§ PROBLEM TO WORK ON:
Omit all images, then repeat exactly the lines below from the one containing "Rebuild this chart" through the one containing "import pandas as pd", both ends included.

[Charts and diagrams as code]

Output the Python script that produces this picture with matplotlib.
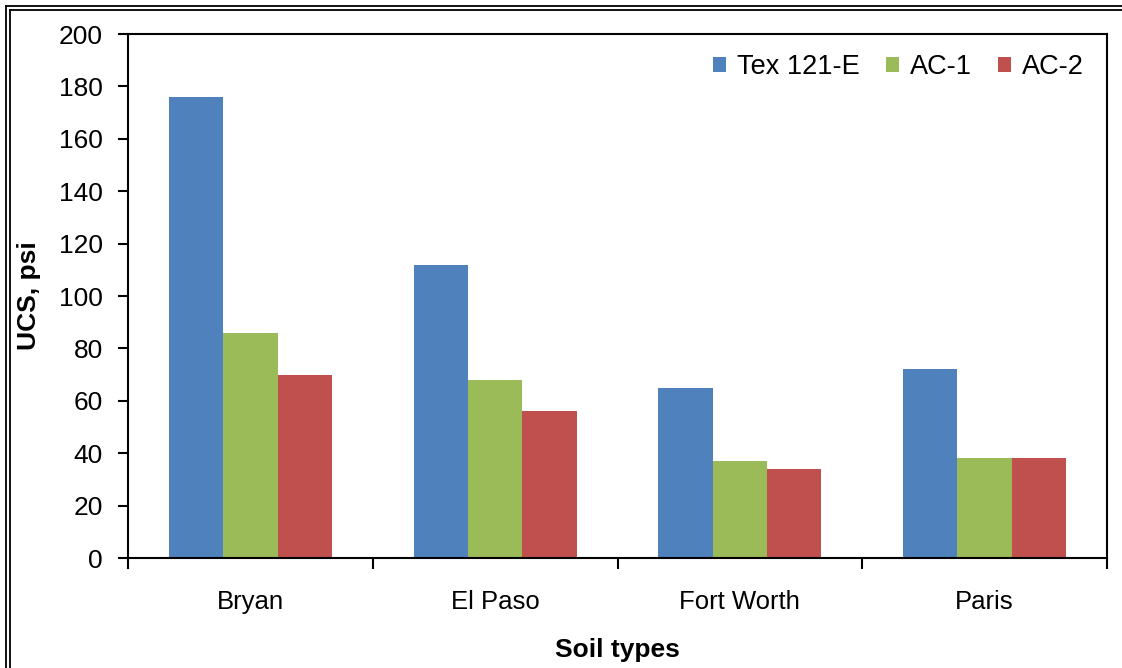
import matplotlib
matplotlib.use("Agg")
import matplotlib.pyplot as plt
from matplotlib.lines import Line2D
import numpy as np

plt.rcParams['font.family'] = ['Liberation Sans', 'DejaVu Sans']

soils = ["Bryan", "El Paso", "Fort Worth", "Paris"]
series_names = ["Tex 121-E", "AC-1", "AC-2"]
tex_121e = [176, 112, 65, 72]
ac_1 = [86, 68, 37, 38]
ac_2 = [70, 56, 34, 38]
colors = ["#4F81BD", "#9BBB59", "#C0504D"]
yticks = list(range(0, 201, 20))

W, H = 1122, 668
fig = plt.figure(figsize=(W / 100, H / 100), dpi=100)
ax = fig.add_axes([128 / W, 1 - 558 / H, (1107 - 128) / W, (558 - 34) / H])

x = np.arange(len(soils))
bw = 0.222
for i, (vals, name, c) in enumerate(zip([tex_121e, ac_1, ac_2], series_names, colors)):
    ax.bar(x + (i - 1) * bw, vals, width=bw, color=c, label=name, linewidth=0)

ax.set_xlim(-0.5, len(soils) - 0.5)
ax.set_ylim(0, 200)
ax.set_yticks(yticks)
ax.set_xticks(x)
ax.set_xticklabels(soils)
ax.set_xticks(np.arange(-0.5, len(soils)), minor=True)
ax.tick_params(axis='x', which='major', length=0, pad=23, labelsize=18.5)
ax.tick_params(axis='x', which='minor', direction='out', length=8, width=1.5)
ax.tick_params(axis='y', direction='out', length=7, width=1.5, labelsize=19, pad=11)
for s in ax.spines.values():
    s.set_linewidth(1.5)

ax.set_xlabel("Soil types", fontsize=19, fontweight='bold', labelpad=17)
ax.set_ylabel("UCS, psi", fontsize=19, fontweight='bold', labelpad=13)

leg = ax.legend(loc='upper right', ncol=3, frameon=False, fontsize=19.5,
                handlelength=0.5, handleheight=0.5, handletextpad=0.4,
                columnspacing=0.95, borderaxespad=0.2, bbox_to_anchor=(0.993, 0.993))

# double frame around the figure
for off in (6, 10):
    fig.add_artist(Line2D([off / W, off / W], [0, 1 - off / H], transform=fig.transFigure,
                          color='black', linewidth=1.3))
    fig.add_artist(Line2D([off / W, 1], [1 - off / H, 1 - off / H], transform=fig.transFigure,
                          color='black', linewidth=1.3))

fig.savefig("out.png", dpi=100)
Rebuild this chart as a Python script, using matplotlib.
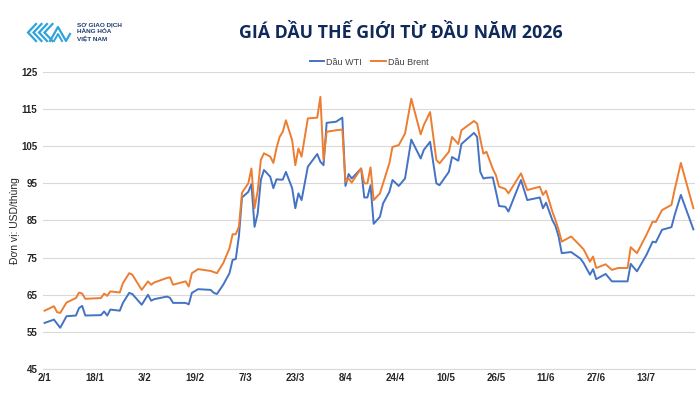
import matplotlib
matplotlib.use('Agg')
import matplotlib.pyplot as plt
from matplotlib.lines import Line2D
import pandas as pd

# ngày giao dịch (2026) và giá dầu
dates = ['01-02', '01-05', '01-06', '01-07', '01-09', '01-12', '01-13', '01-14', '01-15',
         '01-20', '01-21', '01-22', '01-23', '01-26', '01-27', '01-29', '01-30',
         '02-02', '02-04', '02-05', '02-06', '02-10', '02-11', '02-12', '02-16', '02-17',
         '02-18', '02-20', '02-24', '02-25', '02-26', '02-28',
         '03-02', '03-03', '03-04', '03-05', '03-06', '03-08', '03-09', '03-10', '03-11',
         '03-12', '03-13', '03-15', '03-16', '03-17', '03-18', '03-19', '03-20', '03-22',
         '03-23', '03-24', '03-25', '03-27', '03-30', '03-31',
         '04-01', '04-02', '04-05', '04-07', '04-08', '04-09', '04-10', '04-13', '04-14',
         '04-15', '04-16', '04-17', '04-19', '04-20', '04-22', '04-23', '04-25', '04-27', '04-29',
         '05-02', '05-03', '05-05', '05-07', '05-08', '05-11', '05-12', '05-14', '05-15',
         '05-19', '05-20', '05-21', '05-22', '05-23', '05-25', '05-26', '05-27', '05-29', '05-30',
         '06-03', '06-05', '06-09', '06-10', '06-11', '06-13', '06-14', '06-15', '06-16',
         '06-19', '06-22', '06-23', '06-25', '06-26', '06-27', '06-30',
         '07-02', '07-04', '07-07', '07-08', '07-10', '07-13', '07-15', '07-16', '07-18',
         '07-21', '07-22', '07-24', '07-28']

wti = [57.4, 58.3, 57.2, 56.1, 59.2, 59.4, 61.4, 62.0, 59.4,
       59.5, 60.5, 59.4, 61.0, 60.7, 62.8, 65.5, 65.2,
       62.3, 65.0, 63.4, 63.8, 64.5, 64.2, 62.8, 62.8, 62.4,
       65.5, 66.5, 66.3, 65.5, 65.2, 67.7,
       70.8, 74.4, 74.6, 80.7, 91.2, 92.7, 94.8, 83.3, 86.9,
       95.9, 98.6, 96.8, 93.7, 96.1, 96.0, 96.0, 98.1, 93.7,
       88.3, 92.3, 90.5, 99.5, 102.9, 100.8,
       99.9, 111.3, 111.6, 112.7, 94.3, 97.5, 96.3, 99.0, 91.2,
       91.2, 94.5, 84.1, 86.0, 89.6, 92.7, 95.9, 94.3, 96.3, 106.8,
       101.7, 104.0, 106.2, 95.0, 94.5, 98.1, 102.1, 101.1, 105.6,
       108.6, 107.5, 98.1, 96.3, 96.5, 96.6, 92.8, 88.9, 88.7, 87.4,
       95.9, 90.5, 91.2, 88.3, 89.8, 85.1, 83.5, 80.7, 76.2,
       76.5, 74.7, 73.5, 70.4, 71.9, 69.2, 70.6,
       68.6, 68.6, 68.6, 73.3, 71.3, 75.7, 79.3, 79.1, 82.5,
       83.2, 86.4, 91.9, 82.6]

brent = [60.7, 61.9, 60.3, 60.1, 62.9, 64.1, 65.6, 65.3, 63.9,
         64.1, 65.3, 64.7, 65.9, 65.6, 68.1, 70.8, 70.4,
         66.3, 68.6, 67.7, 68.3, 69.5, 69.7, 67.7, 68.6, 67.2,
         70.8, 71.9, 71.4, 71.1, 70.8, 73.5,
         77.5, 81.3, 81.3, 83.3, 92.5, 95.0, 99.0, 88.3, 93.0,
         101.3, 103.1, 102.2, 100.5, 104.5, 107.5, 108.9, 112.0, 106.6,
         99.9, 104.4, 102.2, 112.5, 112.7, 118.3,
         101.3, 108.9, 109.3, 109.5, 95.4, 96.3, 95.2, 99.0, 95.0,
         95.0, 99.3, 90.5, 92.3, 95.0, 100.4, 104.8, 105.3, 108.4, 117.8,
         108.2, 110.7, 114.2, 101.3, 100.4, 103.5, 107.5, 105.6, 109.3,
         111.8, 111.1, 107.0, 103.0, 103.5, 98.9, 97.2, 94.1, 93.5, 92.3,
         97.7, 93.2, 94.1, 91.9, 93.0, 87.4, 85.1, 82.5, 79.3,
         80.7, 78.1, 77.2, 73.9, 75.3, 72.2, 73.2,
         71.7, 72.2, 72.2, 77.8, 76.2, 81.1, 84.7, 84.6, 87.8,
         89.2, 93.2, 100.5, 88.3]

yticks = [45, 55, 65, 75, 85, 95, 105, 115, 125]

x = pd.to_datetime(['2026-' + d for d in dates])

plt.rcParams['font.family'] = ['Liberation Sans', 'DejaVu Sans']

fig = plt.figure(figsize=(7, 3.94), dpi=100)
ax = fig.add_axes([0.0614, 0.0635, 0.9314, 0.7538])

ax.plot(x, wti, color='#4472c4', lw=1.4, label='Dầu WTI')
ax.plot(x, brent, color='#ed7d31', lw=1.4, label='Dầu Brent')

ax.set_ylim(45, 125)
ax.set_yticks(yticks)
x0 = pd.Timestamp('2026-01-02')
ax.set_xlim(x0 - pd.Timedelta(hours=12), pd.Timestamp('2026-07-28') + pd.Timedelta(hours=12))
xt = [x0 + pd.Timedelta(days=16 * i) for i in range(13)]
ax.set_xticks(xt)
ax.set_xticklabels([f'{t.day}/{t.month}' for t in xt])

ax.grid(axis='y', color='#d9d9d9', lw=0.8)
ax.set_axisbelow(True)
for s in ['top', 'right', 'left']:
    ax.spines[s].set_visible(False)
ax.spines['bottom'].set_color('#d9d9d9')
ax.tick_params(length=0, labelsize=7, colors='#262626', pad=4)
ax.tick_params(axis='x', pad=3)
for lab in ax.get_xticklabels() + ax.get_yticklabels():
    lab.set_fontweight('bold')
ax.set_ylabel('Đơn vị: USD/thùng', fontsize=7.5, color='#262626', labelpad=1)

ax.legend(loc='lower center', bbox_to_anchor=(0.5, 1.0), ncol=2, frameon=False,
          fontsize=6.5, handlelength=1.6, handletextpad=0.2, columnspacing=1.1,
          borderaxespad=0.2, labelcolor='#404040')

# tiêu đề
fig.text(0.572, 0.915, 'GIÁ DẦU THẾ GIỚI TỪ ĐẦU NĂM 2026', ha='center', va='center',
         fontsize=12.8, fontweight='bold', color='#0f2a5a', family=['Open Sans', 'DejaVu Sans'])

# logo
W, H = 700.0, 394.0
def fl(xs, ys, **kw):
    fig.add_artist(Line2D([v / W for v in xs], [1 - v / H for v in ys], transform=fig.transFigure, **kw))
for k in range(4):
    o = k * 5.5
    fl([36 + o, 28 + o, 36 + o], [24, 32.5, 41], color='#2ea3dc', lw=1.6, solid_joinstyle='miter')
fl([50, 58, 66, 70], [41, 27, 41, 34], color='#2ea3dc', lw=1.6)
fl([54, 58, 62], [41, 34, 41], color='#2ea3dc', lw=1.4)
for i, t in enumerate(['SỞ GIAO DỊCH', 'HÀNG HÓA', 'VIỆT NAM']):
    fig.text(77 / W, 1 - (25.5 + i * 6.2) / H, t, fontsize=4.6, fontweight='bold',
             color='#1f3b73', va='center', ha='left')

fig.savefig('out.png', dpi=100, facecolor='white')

§ CORRECT OUTPUT:
Rebuild this chart as a Python script, using matplotlib.
import matplotlib
matplotlib.use('Agg')
import matplotlib.pyplot as plt
from matplotlib.lines import Line2D
import pandas as pd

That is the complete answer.